• _Input for this task_
============================================================

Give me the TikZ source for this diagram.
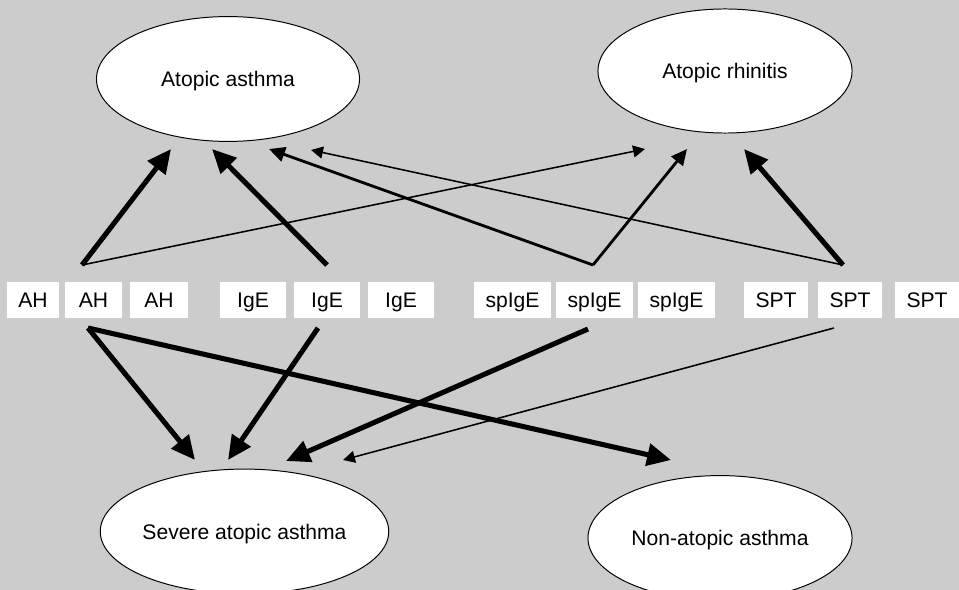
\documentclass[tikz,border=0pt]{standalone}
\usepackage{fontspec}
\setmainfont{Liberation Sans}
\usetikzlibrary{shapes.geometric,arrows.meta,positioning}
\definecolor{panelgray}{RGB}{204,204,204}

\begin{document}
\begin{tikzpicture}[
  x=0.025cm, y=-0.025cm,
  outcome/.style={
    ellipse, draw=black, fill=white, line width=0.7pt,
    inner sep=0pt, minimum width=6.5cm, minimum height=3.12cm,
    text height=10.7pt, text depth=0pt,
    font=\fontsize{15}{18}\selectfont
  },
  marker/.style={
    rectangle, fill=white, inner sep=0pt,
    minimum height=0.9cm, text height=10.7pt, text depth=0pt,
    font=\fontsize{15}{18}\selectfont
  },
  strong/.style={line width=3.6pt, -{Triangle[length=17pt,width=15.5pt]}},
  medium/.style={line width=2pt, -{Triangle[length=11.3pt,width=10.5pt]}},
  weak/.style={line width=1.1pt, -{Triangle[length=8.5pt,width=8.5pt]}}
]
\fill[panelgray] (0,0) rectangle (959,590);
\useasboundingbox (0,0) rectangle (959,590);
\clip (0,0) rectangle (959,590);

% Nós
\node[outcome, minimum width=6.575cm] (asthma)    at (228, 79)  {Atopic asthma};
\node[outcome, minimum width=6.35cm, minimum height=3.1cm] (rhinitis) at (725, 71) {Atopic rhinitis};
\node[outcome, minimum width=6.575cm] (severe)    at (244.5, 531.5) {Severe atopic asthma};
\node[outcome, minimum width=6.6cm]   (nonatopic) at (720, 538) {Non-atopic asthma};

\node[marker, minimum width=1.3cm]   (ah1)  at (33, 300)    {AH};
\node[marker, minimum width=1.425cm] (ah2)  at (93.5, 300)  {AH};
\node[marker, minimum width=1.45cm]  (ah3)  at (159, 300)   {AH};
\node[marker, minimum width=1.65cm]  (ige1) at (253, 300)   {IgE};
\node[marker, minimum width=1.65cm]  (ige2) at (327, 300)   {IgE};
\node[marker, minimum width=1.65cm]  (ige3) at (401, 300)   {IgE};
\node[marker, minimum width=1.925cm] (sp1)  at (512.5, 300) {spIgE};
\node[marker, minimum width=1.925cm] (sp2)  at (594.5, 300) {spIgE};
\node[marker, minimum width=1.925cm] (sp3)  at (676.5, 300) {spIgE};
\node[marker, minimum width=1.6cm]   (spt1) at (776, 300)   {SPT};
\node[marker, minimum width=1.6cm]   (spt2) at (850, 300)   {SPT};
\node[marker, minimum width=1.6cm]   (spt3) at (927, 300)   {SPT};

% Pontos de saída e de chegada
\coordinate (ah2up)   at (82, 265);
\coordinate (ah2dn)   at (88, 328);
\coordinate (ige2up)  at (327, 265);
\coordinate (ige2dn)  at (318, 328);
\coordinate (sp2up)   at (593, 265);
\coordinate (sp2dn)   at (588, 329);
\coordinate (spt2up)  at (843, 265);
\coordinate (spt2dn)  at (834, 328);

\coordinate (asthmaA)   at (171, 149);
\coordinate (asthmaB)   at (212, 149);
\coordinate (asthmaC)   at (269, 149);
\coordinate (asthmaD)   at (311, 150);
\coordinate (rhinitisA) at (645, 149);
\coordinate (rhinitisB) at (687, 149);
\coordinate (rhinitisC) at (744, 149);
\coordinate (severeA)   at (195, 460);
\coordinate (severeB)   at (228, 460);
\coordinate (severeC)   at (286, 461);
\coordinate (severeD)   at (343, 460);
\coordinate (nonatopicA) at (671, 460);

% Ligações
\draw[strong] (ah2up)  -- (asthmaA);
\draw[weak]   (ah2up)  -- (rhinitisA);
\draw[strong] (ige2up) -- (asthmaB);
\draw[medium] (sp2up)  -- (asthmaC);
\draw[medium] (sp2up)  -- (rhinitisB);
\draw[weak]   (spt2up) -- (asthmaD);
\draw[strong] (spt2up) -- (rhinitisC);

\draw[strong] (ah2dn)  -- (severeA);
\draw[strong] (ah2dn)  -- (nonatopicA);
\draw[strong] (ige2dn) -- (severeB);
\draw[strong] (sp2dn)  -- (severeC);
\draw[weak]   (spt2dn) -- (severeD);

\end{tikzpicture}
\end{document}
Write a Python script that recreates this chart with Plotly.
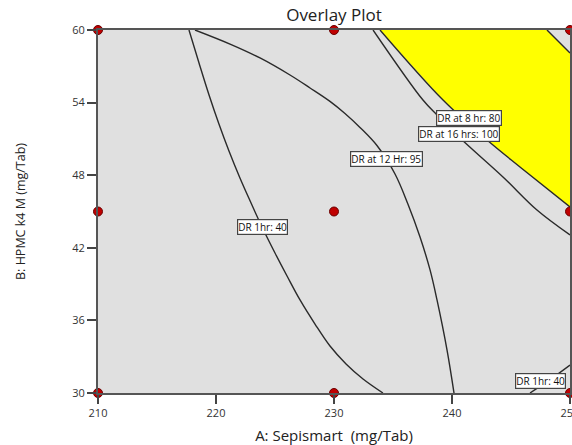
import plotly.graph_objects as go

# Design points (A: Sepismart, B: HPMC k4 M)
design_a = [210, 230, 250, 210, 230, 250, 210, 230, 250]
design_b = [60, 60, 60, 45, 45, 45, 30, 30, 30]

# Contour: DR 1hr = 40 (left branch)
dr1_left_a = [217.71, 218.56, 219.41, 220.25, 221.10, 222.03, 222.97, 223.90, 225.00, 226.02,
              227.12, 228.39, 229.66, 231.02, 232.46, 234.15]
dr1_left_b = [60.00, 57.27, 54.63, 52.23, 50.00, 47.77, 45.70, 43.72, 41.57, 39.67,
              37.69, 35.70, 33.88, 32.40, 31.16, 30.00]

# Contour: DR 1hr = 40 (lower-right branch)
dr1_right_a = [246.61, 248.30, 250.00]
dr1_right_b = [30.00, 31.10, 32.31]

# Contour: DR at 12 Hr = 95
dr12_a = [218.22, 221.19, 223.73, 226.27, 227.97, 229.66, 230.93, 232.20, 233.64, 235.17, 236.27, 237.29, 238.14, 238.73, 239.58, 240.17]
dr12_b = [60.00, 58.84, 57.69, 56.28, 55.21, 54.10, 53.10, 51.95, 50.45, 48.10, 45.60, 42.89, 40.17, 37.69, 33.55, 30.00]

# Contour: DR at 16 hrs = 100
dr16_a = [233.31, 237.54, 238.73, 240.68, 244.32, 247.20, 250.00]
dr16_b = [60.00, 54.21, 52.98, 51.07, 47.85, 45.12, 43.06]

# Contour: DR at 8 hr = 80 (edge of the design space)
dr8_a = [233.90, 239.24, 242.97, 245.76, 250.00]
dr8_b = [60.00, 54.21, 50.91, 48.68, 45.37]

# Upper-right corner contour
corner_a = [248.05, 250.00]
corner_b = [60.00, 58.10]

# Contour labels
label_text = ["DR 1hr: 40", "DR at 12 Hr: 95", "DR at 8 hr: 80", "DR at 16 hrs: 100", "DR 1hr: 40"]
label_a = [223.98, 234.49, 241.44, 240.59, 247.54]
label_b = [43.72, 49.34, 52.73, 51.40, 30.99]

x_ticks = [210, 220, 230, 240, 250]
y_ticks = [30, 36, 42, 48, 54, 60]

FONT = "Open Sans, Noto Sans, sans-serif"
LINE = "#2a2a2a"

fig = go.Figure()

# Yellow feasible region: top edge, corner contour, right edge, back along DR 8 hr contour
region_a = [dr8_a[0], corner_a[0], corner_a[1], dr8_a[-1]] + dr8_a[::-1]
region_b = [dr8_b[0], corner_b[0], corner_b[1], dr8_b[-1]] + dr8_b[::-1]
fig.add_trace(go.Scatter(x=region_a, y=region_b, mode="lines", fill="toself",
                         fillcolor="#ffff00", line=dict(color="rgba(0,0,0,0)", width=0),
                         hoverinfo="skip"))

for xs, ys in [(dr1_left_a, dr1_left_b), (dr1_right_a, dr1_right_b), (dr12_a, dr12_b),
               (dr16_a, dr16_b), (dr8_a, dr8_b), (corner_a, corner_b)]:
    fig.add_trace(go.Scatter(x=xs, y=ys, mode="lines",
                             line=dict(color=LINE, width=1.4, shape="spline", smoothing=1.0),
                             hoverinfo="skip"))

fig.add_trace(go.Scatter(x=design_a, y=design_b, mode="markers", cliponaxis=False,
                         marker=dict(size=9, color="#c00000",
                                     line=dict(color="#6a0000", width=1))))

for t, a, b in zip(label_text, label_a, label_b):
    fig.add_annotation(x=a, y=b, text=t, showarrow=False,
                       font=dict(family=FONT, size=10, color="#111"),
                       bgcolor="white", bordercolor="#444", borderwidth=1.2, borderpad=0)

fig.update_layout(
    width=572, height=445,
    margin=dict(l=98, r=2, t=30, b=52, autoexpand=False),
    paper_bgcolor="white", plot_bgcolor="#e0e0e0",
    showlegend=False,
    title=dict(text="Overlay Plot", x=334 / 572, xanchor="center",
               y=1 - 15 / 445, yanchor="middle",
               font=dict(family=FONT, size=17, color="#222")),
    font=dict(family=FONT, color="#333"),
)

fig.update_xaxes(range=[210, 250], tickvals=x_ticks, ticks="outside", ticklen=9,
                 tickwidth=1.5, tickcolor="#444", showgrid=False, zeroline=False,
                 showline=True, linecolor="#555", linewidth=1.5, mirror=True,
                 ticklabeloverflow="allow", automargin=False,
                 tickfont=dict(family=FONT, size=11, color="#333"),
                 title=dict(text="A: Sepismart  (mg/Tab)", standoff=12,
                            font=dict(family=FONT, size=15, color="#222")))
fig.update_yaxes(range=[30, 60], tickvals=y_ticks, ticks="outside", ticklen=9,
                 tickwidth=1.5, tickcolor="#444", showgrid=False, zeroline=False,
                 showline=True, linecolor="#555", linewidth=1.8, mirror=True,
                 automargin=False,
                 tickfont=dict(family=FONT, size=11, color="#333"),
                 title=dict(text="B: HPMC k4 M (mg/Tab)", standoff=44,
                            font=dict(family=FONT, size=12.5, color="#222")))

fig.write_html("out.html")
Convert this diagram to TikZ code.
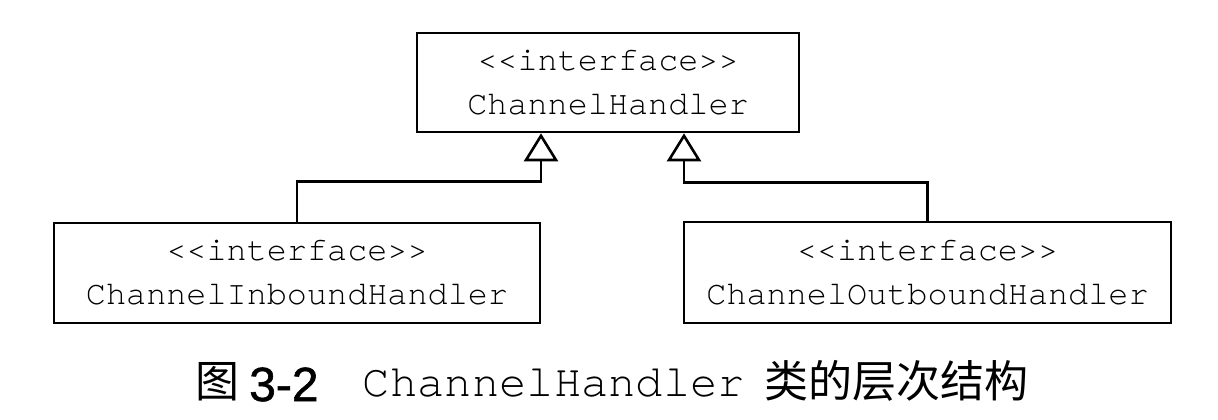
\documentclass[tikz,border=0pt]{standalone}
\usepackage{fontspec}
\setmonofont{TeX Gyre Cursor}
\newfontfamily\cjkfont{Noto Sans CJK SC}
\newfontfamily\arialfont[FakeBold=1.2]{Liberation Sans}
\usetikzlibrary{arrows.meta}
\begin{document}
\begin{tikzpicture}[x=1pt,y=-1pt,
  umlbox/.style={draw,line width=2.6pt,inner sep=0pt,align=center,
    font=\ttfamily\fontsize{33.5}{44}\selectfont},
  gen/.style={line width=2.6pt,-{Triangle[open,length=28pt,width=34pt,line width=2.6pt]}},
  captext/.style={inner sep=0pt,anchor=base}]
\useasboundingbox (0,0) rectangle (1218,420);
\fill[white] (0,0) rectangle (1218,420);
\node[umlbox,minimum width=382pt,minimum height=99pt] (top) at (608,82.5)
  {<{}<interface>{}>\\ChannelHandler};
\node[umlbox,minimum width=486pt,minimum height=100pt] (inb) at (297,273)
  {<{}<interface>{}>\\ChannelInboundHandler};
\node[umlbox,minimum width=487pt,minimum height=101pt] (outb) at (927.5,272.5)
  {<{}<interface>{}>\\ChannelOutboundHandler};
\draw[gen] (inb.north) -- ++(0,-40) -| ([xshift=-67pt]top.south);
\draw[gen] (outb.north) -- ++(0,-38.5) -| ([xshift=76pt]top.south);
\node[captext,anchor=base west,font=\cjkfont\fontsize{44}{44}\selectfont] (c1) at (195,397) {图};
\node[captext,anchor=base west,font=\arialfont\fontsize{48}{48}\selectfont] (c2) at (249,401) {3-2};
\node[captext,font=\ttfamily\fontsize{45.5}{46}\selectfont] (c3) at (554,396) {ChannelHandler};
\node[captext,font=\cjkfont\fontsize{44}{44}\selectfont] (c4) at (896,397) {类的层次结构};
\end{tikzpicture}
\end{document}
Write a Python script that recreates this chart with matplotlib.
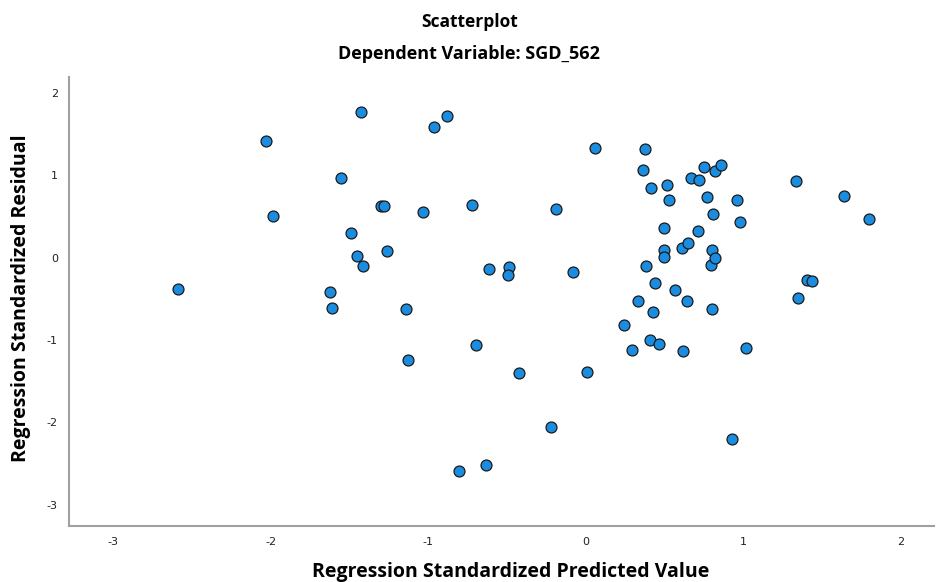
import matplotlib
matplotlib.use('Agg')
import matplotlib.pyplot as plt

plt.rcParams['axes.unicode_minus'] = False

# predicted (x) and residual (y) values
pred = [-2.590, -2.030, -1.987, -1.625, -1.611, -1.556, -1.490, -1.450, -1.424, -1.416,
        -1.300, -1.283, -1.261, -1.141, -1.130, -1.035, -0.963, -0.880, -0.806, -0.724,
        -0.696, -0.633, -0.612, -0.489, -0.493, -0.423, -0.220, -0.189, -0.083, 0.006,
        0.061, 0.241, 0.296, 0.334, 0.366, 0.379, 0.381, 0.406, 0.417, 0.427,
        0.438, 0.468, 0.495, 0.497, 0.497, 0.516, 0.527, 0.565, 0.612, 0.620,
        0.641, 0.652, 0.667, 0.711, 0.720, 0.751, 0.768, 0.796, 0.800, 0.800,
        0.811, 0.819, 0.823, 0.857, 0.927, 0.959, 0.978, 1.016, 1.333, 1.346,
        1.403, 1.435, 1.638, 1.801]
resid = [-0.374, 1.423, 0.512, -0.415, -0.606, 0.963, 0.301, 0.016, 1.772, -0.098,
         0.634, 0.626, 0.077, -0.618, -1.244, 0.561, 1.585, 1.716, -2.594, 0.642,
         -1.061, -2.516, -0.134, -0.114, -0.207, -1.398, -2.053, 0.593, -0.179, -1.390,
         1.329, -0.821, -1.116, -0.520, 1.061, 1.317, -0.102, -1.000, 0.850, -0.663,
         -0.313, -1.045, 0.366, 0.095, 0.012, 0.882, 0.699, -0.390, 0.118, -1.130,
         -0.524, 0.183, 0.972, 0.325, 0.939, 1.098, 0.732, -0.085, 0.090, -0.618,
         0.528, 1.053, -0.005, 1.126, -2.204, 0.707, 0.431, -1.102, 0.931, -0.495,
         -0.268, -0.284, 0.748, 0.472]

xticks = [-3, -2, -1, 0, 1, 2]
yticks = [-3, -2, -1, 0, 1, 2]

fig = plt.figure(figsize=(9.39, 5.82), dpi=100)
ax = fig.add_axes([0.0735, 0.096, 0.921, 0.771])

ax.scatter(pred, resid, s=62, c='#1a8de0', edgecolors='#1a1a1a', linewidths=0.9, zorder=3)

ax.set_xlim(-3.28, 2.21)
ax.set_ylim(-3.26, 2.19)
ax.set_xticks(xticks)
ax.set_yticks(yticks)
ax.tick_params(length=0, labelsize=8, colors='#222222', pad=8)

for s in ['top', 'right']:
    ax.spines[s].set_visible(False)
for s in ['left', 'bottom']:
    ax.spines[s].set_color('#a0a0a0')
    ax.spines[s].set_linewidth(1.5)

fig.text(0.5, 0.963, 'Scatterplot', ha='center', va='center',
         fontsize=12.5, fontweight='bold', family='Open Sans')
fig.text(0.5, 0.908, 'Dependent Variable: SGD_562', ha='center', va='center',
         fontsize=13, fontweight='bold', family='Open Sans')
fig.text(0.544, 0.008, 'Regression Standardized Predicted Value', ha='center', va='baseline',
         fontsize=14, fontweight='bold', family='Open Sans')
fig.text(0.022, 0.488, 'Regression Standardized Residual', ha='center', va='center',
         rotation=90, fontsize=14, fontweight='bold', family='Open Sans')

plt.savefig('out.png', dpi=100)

============================================================

• _The problem_
Look above for the line with "Write a Python script that recreates this chart with Plotly.", then print it and each line after it down to and including the line with "37.69, 33.55, 30.00]". Leave out the pictures and keep the wording exact.

• _Answer below_
Write a Python script that recreates this chart with Plotly.
import plotly.graph_objects as go

# Design points (A: Sepismart, B: HPMC k4 M)
design_a = [210, 230, 250, 210, 230, 250, 210, 230, 250]
design_b = [60, 60, 60, 45, 45, 45, 30, 30, 30]

# Contour: DR 1hr = 40 (left branch)
dr1_left_a = [217.71, 218.56, 219.41, 220.25, 221.10, 222.03, 222.97, 223.90, 225.00, 226.02,
              227.12, 228.39, 229.66, 231.02, 232.46, 234.15]
dr1_left_b = [60.00, 57.27, 54.63, 52.23, 50.00, 47.77, 45.70, 43.72, 41.57, 39.67,
              37.69, 35.70, 33.88, 32.40, 31.16, 30.00]

# Contour: DR 1hr = 40 (lower-right branch)
dr1_right_a = [246.61, 248.30, 250.00]
dr1_right_b = [30.00, 31.10, 32.31]

# Contour: DR at 12 Hr = 95
dr12_a = [218.22, 221.19, 223.73, 226.27, 227.97, 229.66, 230.93, 232.20, 233.64, 235.17, 236.27, 237.29, 238.14, 238.73, 239.58, 240.17]
dr12_b = [60.00, 58.84, 57.69, 56.28, 55.21, 54.10, 53.10, 51.95, 50.45, 48.10, 45.60, 42.89, 40.17, 37.69, 33.55, 30.00]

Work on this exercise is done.